The conceit for 1/0 is that Tailsteak creates a webcomic… and the characters therein can interact with him, and philosophize about the nature of being in a comic in the first place. And at one point they even get so fed up with what he’s doing that they go on strike for several pages. Overall, the comic has a very dear place in my heart, and I can recommend giving it a shot.
Also, you could look up 9 Chickweed Lane, Two Lumps, or Erfworld.
Also, ignore everything I just said and look up “Yotsuba to!” It is the most appealing slice-of-life tale I have ever read, a charming look at the life of a young girl whose thought process is a little different.
Sample: http://www.mangareader.net/132-6688-18/yotsubato/chapter-7.html
Also: http://www.mangareader.net/132-6687-26/yotsubato/chapter-6.html
And here: http://www.mangareader.net/132-6690-6/yotsubato/chapter-9.html
Dang, that’s a lot of suggestions.

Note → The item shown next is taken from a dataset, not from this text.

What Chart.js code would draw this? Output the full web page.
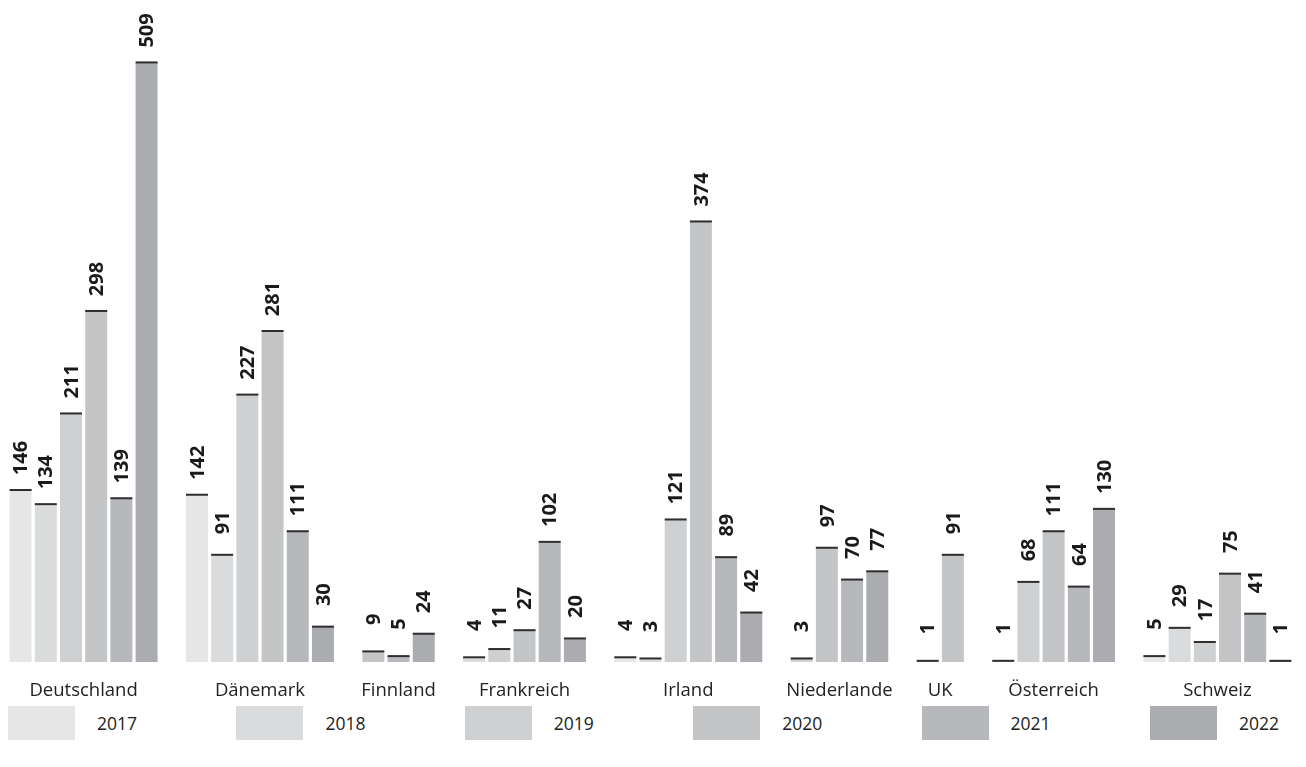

I’ll have to check them out. Thanks!
The hard thing, though, is that I have an annoying habit of starting and never finishing something. (Case in point– I started PS238 and Lackadaisy and even though I love both of them I haven’t read very far into them.) But I’ll try to change that. Just gotta find the time for readin’.
And I love Yostuba so dearly but I experience all my print books via the library and my mom hasn’t gone for a family library trip in so long ORZ
But if I can find time after my homework is done each day, I’ll (re)try some of the webcomics you suggested. Thanks again.
BTW, 1/0 is my favorite webcomic of all time. Glad to find another fan!
Cool beans, dude. Thanks for all the suggestions from us lurkers who read but rarely comment. I already like El Goonish Shive and Leftover Soup (and Selkie!), so clearly we have tastes in common. I’m gonna check out the others!
More “on topic,” love the pictograph swearing. Love it. Great strip, thank you for doing it! (Feeling like a jerk… first time posting and I go off on smoking.)